I do wonder, though, what Lovecraft would think of the papers I’m editing, particularly the one I read today in which the word ‘phallus’ was used (I kid you not, I counted) 40 times in 4 double-spaced pages. See, that’s what I mean.

Please, people. The sun is shining. The sky is blue. Life is short. Read for enjoyment. I beg you.


5 thoughts on ““But WHY are the curtains blue?” A rant about ‘literary criticism’

  1. Have you, by chance, come to recall the story on which the topic of “blue curtains” was so debated? I have been trying to hunt down the original source of the “blue curtains” phenomenon; for some reason it is an especially popular topic among critics of literary criticism. Your account of the story is the only one I’ve found that noted who the room belonged to (Sarah). Any more details would be appreciated.

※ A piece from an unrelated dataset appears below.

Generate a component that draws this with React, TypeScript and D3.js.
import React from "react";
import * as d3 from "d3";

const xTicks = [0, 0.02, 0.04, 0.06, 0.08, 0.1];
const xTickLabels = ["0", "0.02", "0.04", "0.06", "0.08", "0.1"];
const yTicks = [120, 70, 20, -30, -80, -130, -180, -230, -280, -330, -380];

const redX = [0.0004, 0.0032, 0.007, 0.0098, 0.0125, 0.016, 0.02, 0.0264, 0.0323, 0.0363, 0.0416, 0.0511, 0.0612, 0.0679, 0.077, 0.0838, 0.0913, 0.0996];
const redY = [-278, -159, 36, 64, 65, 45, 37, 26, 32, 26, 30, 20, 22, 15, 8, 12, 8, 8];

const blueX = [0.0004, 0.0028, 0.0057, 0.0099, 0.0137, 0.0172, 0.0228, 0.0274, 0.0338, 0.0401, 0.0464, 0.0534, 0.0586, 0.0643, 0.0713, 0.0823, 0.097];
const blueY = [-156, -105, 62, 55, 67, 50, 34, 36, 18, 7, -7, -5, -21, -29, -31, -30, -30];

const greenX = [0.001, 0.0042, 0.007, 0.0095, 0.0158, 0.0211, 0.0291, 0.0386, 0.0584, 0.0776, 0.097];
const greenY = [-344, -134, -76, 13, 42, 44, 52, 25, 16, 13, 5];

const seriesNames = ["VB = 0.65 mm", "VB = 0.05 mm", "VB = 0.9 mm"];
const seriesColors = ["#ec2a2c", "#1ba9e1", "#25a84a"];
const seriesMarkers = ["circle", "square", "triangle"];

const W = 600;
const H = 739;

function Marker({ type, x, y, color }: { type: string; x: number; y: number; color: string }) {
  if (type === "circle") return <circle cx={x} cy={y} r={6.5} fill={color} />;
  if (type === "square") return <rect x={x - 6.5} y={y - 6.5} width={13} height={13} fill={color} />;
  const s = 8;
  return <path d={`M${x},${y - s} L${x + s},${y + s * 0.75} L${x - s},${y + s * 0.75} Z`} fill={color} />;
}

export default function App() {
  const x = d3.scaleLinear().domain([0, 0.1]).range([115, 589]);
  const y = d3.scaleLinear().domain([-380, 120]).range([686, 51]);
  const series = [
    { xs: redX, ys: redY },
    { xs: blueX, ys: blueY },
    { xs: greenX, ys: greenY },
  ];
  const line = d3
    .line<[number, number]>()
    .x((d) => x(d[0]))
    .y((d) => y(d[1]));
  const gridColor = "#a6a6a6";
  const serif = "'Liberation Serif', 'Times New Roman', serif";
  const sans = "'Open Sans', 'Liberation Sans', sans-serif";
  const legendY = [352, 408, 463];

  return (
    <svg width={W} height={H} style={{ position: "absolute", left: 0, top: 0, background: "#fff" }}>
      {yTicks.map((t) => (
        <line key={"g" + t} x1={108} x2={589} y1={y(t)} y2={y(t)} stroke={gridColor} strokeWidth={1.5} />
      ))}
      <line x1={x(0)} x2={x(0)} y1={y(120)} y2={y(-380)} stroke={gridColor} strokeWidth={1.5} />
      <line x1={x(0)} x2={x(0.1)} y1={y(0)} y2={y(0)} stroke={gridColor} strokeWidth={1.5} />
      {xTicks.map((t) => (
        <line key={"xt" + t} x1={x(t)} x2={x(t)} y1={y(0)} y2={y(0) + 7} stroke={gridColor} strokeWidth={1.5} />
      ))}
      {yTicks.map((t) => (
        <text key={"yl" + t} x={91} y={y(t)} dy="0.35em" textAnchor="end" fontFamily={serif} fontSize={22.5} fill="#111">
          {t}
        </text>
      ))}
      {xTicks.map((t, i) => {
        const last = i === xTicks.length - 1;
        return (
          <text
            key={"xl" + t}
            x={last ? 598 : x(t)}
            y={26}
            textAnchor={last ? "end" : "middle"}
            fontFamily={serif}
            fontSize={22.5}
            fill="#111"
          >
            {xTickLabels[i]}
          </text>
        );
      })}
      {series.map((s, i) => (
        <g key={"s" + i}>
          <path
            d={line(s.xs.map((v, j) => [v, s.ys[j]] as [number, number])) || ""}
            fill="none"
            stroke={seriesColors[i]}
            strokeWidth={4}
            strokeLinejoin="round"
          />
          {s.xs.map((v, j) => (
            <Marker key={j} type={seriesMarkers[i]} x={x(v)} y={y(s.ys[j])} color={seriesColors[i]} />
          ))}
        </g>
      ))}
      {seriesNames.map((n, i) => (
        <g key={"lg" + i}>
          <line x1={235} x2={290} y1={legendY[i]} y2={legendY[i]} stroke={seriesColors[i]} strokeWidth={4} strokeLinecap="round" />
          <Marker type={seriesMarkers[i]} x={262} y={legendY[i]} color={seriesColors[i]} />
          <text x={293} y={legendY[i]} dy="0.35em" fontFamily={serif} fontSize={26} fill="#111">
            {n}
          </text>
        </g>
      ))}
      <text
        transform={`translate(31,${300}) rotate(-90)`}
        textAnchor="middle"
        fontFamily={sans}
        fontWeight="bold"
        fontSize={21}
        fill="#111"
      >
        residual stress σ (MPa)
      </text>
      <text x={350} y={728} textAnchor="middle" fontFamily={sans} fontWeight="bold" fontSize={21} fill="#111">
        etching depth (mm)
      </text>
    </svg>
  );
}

    • Hi! No, I never did remember it – I vaguely think it might have been at a book signing, or perhaps in a book I was reading at the time I attended a book signing, and somehow the two got mixed up in my mixed-up brain. 🙂 I DO think it was a novel and not a short story, though. Sorry I can’t be more help! If I run across it, or happen to remember, I’ll let you know.

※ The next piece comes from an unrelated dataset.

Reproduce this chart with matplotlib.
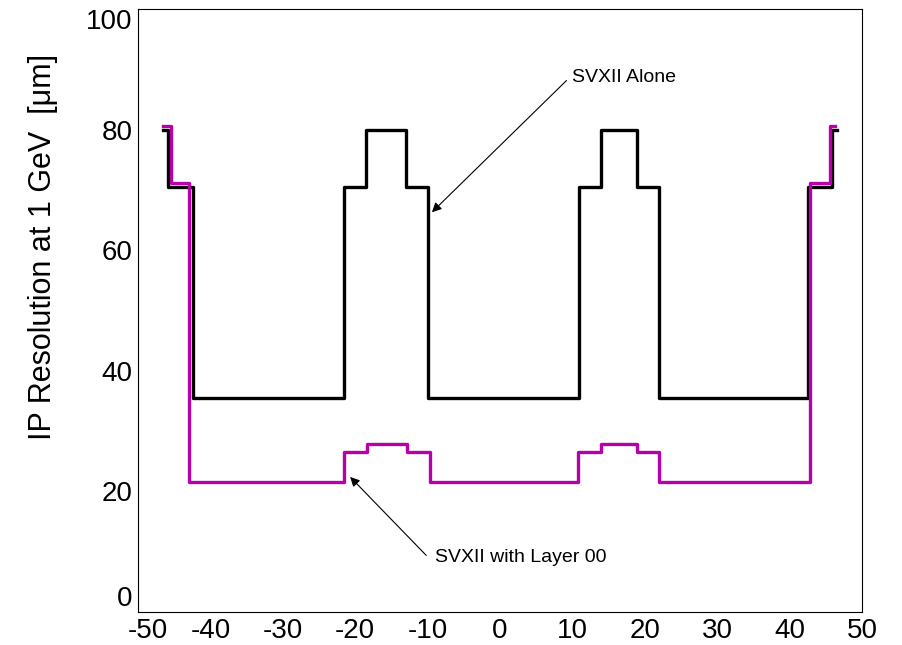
import numpy as np
import matplotlib.pyplot as plt
import matplotlib.transforms as mtransforms

plt.rcParams['font.family'] = ['Liberation Sans', 'DejaVu Sans']
plt.rcParams['axes.unicode_minus'] = False

# step edges (z position) and resolution level on each interval
svx_edges = [-46.6, -45.8, -42.4, -21.6, -18.5, -13.0, -9.9, 10.9, 13.95,
             18.9, 22.0, 42.5, 45.9, 46.5]
svx_levels = [80.0, 70.5, 35.5, 70.5, 80.0, 70.5, 35.5, 70.5, 80.0, 70.5,
              35.5, 70.5, 80.0]

l00_edges = [-46.5, -45.5, -43.0, -21.5, -18.3, -12.8, -9.7, 10.8, 13.95,
             18.9, 22.0, 42.8, 45.6, 46.3]
l00_levels = [80.6, 71.1, 21.6, 26.6, 27.8, 26.6, 21.6, 26.6, 27.8, 26.6,
              21.6, 71.1, 80.6]

xticks = [-50, -40, -30, -20, -10, 0, 10, 20, 30, 40, 50]
yticks = [0, 20, 40, 60, 80, 100]

fig = plt.figure(figsize=(9.03, 6.45), dpi=100)
ax = fig.add_axes([0.1528, 0.0512, 0.8018, 0.9348])

ax.step(svx_edges, svx_levels + [svx_levels[-1]], where='post',
        color='black', lw=2.4)
ax.step(l00_edges, l00_levels + [l00_levels[-1]], where='post',
        color='#b800aa', lw=2.4)

ax.annotate('SVXII Alone', xy=(-9.4, 66.3), xytext=(9.9, 88.7),
            fontsize=14, va='center', ha='left',
            arrowprops=dict(arrowstyle='-|>', color='black', lw=0.8,
                            shrinkA=0, shrinkB=0, mutation_scale=14,
                            relpos=(-0.05, 0.3)))
ax.annotate('SVXII with Layer 00', xy=(-20.7, 22.4), xytext=(-9.0, 9.1),
            fontsize=14, va='center', ha='left',
            arrowprops=dict(arrowstyle='-|>', color='black', lw=0.8,
                            shrinkA=0, shrinkB=0, mutation_scale=14,
                            relpos=(-0.05, 0.6)))

ax.set_xlim(-50, 50)
ax.set_ylim(0, 100)
ax.set_xticks(xticks)
ax.set_yticks(yticks)
ax.tick_params(length=0, labelsize=20, pad=4)
for s in ax.spines.values():
    s.set_linewidth(0.8)
ax.set_ylabel('IP Resolution at 1 GeV  [μm]', fontsize=22)
ax.yaxis.set_label_coords(-0.111, 0.605)

# end labels sit inside the frame like the original
ylabs = ax.get_yticklabels()
ylabs[0].set_va('bottom')
ylabs[-1].set_va('top')
xlabs = ax.get_xticklabels()
xlabs[0].set_transform(xlabs[0].get_transform() +
                       mtransforms.ScaledTranslation(0.1, 0, fig.dpi_scale_trans))

fig.savefig('out.png', dpi=100)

  2. Ha ha ha…. Heathcliff and Catherine, get over it, ya overgrown emo kids.

    Yes..I hear you loud and clear. Odd how nothing can destroy your love of a subject like studying it too hard and over obsessing about it.

  3. Here’s a twist; The Colour Out of Space was not a metaphor for anything, it was meant to be literally interpreted. Lovecraft was quite clear about his writings and he tried to convey the existential dread of the infinity of space and the potential for more longer-living, incomprehensibly different alien beings inhabiting them and what it would be like if humans made contact with them.

    This is just like what happened with Kubrick’s The Shining, where professors and film majors dissected that movie and thought it was a metaphor for alcoholism, child abuse, etc. But there’s a very direct interview with Kubrick about the movie. He said it is meant to all literally be happening, and the point of the movie was to give viewers a fright and convince them enough to believe what they were seeing. That was it.

    It’s personally my own perspective that a lot of professors and critics do this round-about way of analysis not because it reflects what the author wrote, but they do it in order to stroke their own ego. They get to take highly influential and well-known works and tear them apart and brag about how much they’ve studied by constantly making references to other works, when it was so much simpler the whole time.

    • I can believe that!

      I clearly remember a fiction class I took, in which we studied four novels in-depth. One was “Pride and Prejudice.” Our professor had us compare and contrast two characters that we thought were opposites of each other.

      Silly me, I chose Darcy and Wickham. Seemed to me that they were polar opposites in terms of their sense of honor (or lack thereof) and common decency. But my professor argued with me and said he didn’t see it . . . I still wonder if I was “supposed” to pick Elizabeth and Darcy, or Elizabeth and one of her sisters.